# Most Famous Flying Failures and Freaks!



## scotpens (Sep 6, 2003)

Antimatter's "Your picks for the most famous planes" thread got me thinking about the flipside: What about aviation's biggest flops? What would you include on a list of the least successful, worst conceived, most impractical, or just plain weirdest aircraft?

The Capelis XC-12 is my first nominee for the list. The single prototype ended up as a movie prop at RKO Studios. Its best-known appearance was in the survival melodrama _Five Came Back_.

Capelis XC-12 Wikipedia article








That's the revised version above. The original was even uglier:


----------



## alex1485 (Feb 13, 2009)

thats nothing.

Caproni Ca.60 

























and yes, it did fly, for a little bit.

google to find the history.


----------



## aric (Jun 23, 2009)

B.O.A.C. de Havilland Comet: one of the worst safety records of commercial aircraft


----------



## scotpens (Sep 6, 2003)

Yes, some of the early Comets crashed due to unforseen metal-fatigue problems in the fuselage structure. But later production models were successful in both civil and military service. And besides, it was so damn pretty.


----------



## miniature sun (May 1, 2005)

One of the factors that caused the Comet to crash was the use of the big rectangular picture windows seen in the second photo...once they redesigned them to the oval type it went on to be very successful and formed the basis of the Nimrod maritime reconaissance aircraft.


----------



## miniature sun (May 1, 2005)

If you're looking for freaky planes, try here...

http://www.fortunecity.com/tattooine/farmer/120/index.html


----------



## falcondesigns (Oct 30, 2002)

aric said:


> B.O.A.C. de Havilland Comet: one of the worst safety records of commercial aircraft


and one of the most beautiful airplanes to grace the skies.


----------



## ta152h (Sep 6, 2009)

What about the Martin-Baker MB5? Better than the Mustang and Spitfire, never got a chance to show it's mettle.


----------



## Tone (Jan 21, 2006)

My vote for the most outrageous "flying freak" is the eastern European, jet-powered crop duster biplane, the "Belphegore."

I was searching this forum last night and I saw this interesting thread from two years ago.
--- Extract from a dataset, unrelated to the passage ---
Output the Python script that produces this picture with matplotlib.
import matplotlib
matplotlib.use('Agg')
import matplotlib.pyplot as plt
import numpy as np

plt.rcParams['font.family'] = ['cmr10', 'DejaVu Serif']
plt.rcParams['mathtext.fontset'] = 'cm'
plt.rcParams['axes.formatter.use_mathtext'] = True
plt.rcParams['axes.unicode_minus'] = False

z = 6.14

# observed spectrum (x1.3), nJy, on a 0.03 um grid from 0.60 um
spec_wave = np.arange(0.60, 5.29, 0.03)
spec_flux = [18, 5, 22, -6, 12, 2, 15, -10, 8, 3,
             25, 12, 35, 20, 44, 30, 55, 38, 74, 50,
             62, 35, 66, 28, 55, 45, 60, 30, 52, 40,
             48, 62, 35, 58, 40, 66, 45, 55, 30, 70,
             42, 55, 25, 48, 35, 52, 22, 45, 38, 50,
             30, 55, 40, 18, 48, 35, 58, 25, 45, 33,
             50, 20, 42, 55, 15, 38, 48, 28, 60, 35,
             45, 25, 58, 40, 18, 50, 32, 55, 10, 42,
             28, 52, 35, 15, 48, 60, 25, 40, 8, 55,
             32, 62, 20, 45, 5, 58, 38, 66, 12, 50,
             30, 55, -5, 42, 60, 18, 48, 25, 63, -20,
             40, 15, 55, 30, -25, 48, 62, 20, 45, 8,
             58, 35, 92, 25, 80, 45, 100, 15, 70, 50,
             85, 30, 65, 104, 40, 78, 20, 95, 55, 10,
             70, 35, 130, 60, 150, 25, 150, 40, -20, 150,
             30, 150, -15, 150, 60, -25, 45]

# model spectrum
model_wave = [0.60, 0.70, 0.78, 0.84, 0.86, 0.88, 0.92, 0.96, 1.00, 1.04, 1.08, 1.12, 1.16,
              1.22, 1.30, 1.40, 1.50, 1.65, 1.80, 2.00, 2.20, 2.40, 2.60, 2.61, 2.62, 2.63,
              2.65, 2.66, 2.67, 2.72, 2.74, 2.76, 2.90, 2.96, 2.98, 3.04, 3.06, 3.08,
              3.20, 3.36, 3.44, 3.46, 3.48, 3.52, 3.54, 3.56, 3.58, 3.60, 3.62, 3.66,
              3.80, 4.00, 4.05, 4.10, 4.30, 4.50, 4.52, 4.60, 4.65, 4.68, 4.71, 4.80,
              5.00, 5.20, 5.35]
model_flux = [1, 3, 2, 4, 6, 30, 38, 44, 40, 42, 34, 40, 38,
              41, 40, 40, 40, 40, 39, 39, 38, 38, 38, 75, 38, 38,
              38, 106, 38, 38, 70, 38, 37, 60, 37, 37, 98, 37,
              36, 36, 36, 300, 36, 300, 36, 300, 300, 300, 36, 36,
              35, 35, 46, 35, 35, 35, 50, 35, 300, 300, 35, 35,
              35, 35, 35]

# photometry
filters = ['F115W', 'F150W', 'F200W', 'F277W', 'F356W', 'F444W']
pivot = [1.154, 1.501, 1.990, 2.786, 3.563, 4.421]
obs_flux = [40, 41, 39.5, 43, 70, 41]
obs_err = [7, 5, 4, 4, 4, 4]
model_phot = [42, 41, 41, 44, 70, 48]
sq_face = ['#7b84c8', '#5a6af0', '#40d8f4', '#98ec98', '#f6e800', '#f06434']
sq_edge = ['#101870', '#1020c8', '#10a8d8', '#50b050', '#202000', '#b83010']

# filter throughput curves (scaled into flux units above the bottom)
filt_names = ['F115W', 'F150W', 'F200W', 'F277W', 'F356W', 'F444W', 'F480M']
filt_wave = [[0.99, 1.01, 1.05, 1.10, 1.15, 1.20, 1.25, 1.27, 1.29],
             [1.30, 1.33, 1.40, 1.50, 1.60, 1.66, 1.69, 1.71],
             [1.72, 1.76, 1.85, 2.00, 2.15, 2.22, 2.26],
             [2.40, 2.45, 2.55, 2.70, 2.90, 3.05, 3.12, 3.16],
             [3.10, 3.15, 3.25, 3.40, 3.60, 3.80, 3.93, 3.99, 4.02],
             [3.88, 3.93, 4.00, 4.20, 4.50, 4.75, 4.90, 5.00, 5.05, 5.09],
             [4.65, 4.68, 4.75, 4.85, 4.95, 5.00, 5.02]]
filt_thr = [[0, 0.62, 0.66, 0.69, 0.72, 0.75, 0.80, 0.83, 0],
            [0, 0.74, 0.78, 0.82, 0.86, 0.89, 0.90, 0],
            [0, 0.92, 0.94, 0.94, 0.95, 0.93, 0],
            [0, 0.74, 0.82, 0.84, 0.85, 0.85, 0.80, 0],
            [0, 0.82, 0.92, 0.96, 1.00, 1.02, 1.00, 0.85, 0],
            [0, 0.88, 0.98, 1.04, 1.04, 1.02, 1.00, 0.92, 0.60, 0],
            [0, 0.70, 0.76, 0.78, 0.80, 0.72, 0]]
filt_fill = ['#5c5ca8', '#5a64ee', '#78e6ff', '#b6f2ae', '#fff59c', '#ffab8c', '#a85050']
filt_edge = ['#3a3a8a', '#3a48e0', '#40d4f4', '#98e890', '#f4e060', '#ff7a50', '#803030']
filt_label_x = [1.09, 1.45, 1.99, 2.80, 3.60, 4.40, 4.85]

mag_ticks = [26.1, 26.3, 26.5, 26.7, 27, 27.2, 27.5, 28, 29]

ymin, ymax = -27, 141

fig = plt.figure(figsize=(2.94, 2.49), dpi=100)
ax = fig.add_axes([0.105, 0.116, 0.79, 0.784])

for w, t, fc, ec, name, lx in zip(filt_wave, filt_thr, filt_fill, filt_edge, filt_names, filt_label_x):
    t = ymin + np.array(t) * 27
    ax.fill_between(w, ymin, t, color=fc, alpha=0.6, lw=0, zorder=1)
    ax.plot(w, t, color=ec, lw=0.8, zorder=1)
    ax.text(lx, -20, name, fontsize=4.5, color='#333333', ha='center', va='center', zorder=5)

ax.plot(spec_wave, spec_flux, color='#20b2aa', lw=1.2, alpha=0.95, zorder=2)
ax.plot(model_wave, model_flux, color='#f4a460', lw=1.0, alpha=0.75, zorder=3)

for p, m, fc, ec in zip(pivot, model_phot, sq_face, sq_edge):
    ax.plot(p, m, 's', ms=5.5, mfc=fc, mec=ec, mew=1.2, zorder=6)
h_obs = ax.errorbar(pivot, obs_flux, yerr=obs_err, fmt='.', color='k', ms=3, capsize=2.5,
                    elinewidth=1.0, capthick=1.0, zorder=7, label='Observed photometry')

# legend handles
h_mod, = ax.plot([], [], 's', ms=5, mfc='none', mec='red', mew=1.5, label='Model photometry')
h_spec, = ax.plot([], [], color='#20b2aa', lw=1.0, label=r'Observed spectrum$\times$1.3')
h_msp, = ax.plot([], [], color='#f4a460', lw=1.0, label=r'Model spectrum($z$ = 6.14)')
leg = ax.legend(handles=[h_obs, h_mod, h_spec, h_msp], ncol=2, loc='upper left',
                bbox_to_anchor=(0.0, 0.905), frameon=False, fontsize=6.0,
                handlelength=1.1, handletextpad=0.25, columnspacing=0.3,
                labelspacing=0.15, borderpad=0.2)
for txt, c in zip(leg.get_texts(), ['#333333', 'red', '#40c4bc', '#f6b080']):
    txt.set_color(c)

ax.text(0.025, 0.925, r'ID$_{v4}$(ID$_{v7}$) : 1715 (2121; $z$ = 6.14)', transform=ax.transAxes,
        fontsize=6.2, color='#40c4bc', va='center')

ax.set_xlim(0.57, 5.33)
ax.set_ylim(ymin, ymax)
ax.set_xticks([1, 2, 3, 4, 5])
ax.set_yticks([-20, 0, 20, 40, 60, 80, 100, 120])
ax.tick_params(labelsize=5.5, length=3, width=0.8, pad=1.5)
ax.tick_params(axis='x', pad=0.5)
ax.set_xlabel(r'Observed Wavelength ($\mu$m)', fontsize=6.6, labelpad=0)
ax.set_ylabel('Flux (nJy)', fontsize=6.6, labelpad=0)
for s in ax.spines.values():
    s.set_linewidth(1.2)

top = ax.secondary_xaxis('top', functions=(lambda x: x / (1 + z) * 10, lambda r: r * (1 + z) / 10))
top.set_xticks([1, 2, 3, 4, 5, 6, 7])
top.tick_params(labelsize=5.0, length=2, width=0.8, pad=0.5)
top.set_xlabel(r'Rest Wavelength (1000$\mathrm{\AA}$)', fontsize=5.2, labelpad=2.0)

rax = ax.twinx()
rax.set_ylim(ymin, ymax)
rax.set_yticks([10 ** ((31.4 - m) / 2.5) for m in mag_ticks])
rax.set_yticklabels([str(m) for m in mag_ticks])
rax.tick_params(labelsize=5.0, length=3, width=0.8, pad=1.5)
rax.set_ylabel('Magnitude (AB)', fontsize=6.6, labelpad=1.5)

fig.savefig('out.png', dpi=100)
I saw this XC-12 in an old movie once and thought it was a figment of the prop (pun intended) department's imagination.

It turns out there is a circa 1940 pressed steel toy that closely resembles this "Capelis XC-12" but of course, it does not have that funny biplane tail.
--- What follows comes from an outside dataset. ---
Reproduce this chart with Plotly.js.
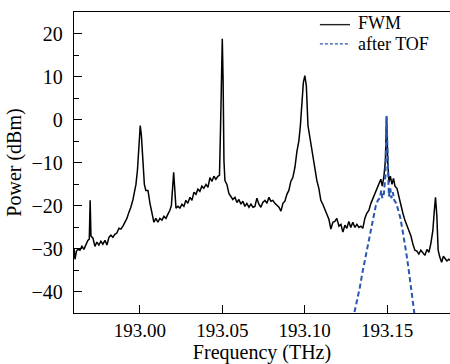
<!DOCTYPE html>
<html>
<head>
<meta charset="utf-8">
<script src="https://cdn.plot.ly/plotly-3.0.1.min.js"></script>
<style>html,body{margin:0;padding:0;background:#fff;}#chart{width:450px;height:364px;}</style>
</head>
<body>
<div id="chart"></div>
<script>
var fwmFreq = [192.9600,192.9606,192.9615,192.9624,192.9636,192.9648,192.9660,192.9672,192.9684,192.9693,192.9698,192.9703,192.9715,192.9727,192.9739,192.9751,192.9763,192.9775,192.9788,192.9800,192.9812,192.9824,192.9836,192.9848,192.9860,192.9873,192.9885,192.9897,192.9909,192.9921,192.9933,192.9945,192.9958,192.9967,192.9976,192.9985,192.9994,193.0002,193.0009,193.0018,193.0027,193.0036,193.0049,193.0061,193.0073,193.0085,193.0097,193.0109,193.0121,193.0134,193.0146,193.0158,193.0170,193.0182,193.0191,193.0197,193.0205,193.0212,193.0219,193.0231,193.0243,193.0255,193.0267,193.0279,193.0291,193.0304,193.0316,193.0328,193.0340,193.0352,193.0364,193.0376,193.0388,193.0401,193.0413,193.0425,193.0437,193.0449,193.0461,193.0473,193.0483,193.0489,193.0495,193.0500,193.0505,193.0510,193.0516,193.0528,193.0540,193.0552,193.0564,193.0577,193.0589,193.0601,193.0613,193.0625,193.0637,193.0649,193.0662,193.0674,193.0686,193.0698,193.0710,193.0722,193.0734,193.0746,193.0759,193.0771,193.0783,193.0795,193.0807,193.0819,193.0831,193.0844,193.0856,193.0868,193.0880,193.0892,193.0904,193.0916,193.0928,193.0941,193.0953,193.0965,193.0974,193.0983,193.0992,193.1001,193.1010,193.1020,193.1029,193.1038,193.1050,193.1062,193.1074,193.1086,193.1098,193.1110,193.1123,193.1135,193.1147,193.1159,193.1171,193.1183,193.1195,193.1208,193.1220,193.1232,193.1244,193.1256,193.1268,193.1280,193.1292,193.1305,193.1317,193.1329,193.1341,193.1353,193.1365,193.1377,193.1390,193.1402,193.1414,193.1426,193.1438,193.1450,193.1462,193.1471,193.1481,193.1490,193.1497,193.1504,193.1511,193.1520,193.1530,193.1539,193.1548,193.1560,193.1572,193.1584,193.1596,193.1608,193.1621,193.1633,193.1645,193.1657,193.1669,193.1681,193.1693,193.1705,193.1718,193.1730,193.1742,193.1754,193.1766,193.1778,193.1787,193.1794,193.1802,193.1810,193.1820,193.1831,193.1842,193.1851,193.1863,193.1875,193.1885];
var fwmPower = [-29.9,-32.5,-30.6,-30.2,-30.4,-29.5,-30.2,-29.0,-28.1,-27.8,-18.8,-27.1,-27.6,-29.5,-28.5,-29.2,-28.3,-29.0,-28.1,-29.2,-27.4,-26.9,-27.4,-26.7,-26.4,-25.3,-25.5,-24.8,-23.9,-23.0,-21.6,-20.4,-18.6,-16.5,-15.1,-11.8,-4.9,-1.4,-3.7,-10.7,-15.1,-16.5,-16.5,-19.5,-21.6,-23.9,-23.0,-23.9,-23.0,-23.4,-22.5,-23.0,-22.0,-21.1,-20.0,-16.5,-12.3,-16.5,-20.6,-20.2,-20.6,-19.7,-20.2,-18.8,-19.5,-18.1,-18.8,-16.9,-17.4,-16.2,-16.7,-15.5,-16.0,-15.1,-15.8,-13.5,-14.4,-13.2,-13.9,-13.2,-13.0,-2.6,13.7,18.8,9.0,-9.5,-14.2,-15.1,-17.2,-17.9,-18.6,-18.1,-19.3,-18.6,-19.7,-19.0,-20.2,-19.5,-20.4,-19.7,-20.4,-20.2,-18.3,-19.7,-20.4,-19.3,-18.8,-19.5,-18.1,-19.0,-18.8,-19.5,-20.0,-20.4,-21.3,-19.5,-19.0,-17.4,-16.5,-14.4,-13.5,-11.1,-7.4,-4.9,-1.4,4.4,8.6,10.2,7.9,-1.4,-3.7,-4.9,-8.4,-11.1,-14.2,-16.0,-18.8,-19.7,-21.1,-22.0,-23.2,-25.5,-23.9,-23.7,-23.0,-24.8,-24.4,-26.2,-24.6,-25.3,-23.7,-25.1,-23.9,-25.1,-24.4,-25.1,-24.8,-25.3,-23.0,-21.8,-21.1,-19.5,-18.3,-17.2,-16.2,-15.1,-13.9,-15.5,-13.2,-9.5,0.5,-9.5,-14.6,-13.2,-15.1,-13.7,-15.5,-16.0,-18.1,-20.0,-21.8,-23.4,-24.8,-26.2,-27.1,-29.0,-30.4,-30.6,-31.3,-30.4,-31.1,-31.6,-30.2,-30.9,-28.8,-25.8,-21.1,-18.1,-22.3,-30.4,-32.0,-33.2,-31.8,-32.3,-32.9,-32.5,-32.8];

var tofFreq = [193.1292,193.1317,193.1335,193.1350,193.1365,193.1380,193.1396,193.1408,193.1420,193.1432,193.1444,193.1456,193.1465,193.1471,193.1481,193.1490,193.1497,193.1504,193.1511,193.1520,193.1526,193.1535,193.1544,193.1556,193.1568,193.1580,193.1592,193.1605,193.1617,193.1629,193.1641,193.1653,193.1665,193.1671];
var tofPower = [-46.6,-42.5,-39.0,-35.7,-32.7,-29.5,-26.5,-23.9,-21.6,-20.0,-18.8,-18.3,-16.5,-18.3,-17.2,-13.0,0.9,-13.0,-17.9,-16.0,-18.3,-16.9,-18.8,-19.5,-20.9,-22.8,-25.3,-28.1,-31.1,-34.3,-37.6,-41.1,-44.6,-46.6];

var seriesNames = ['FWM', 'after TOF'];
var xTickVals = [193.00, 193.05, 193.10, 193.15];
var yTickVals = [-40, -30, -20, -10, 0, 10, 20];

var FONT = 'Liberation Serif, Times New Roman, serif';
var blue = '#2856b0';

var traces = [
  {x: fwmFreq, y: fwmPower, type: 'scatter', mode: 'lines', name: seriesNames[0],
   line: {color: '#000', width: 1.5}, showlegend: false},
  {x: tofFreq, y: tofPower, type: 'scatter', mode: 'lines', name: seriesNames[1],
   line: {color: blue, width: 2, dash: '5px,3px'}, showlegend: false}
];

var layout = {
  width: 450, height: 364,
  margin: {l: 74, r: 0, t: 12, b: 51},
  paper_bgcolor: '#fff', plot_bgcolor: '#fff',
  font: {family: FONT, color: '#000', size: 20},
  showlegend: false,
  xaxis: {
    range: [192.960, 193.1882],
    tickvals: xTickVals, tickformat: '.2f',
    ticks: 'inside', ticklen: 8, tickcolor: '#000', tickwidth: 1,
    showline: true, linecolor: '#000', linewidth: 1.2, mirror: true,
    showgrid: false, zeroline: false,
    tickfont: {size: 19},
    ticklabelstandoff: 0,
    title: {text: 'Frequency (THz)', font: {size: 20}, standoff: 2}
  },
  yaxis: {
    range: [-45, 25],
    tickvals: yTickVals,
    ticks: 'inside', ticklen: 8, tickcolor: '#000', tickwidth: 1,
    minor: {dtick: 5, tick0: 0, ticks: 'inside', ticklen: 5, tickcolor: '#000'},
    showline: true, linecolor: '#000', linewidth: 1.2,
    showgrid: false, zeroline: false,
    tickfont: {size: 20},
    ticklabelstandoff: 6,
    title: {text: 'Power (dBm)', font: {size: 20}, standoff: 4}
  },
  shapes: [
    {type: 'line', xref: 'paper', yref: 'paper', x0: 0.654, x1: 0.734, y0: 0.958, y1: 0.958,
     line: {color: '#222', width: 1.4}},
    {type: 'line', xref: 'paper', yref: 'paper', x0: 0.654, x1: 0.734, y0: 0.894, y1: 0.894,
     line: {color: blue, width: 1.2, dash: '3px,2px'}}
  ],
  annotations: [
    {xref: 'paper', yref: 'paper', x: 0.750, y: 0.966, xanchor: 'left', yanchor: 'middle',
     height: 15, valign: 'middle',
     text: seriesNames[0], showarrow: false, font: {size: 18}},
    {xref: 'paper', yref: 'paper', x: 0.750, y: 0.897, xanchor: 'left', yanchor: 'middle',
     height: 15, valign: 'middle',
     text: seriesNames[1], showarrow: false, font: {size: 18}}
  ]
};

Plotly.newPlot('chart', traces, layout, {staticPlot: true, displayModeBar: false});
</script>
</body>
</html>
Capelis XC-12 Wikipedia article


















Wyandotte Defense Bomber, missing wooden bombs.



scotpens said:


> Antimatter's "Your picks for the most famous planes" thread got me thinking about the flipside: What about aviation's biggest flops? What would you include on a list of the least successful, worst conceived, most impractical, or just plain weirdest aircraft?
> 
> The Capelis XC-12 is my first nominee for the list. The single prototype ended up as a movie prop at RKO Studios. Its best-known appearance was in the survival melodrama _Five Came Back_.


----------



## Rotwang (May 25, 2011)

Sorry guys, I couldn't resist.


----------



## Seaview (Feb 18, 2004)

Regarding that Caproni Ca.60, I'm guessing the model number was actually the altitude- in-feet number. That test pilot was lucky!
Very "steampunk-looking".


----------



## Rotwang (May 25, 2011)

Count Caproni's folly.


----------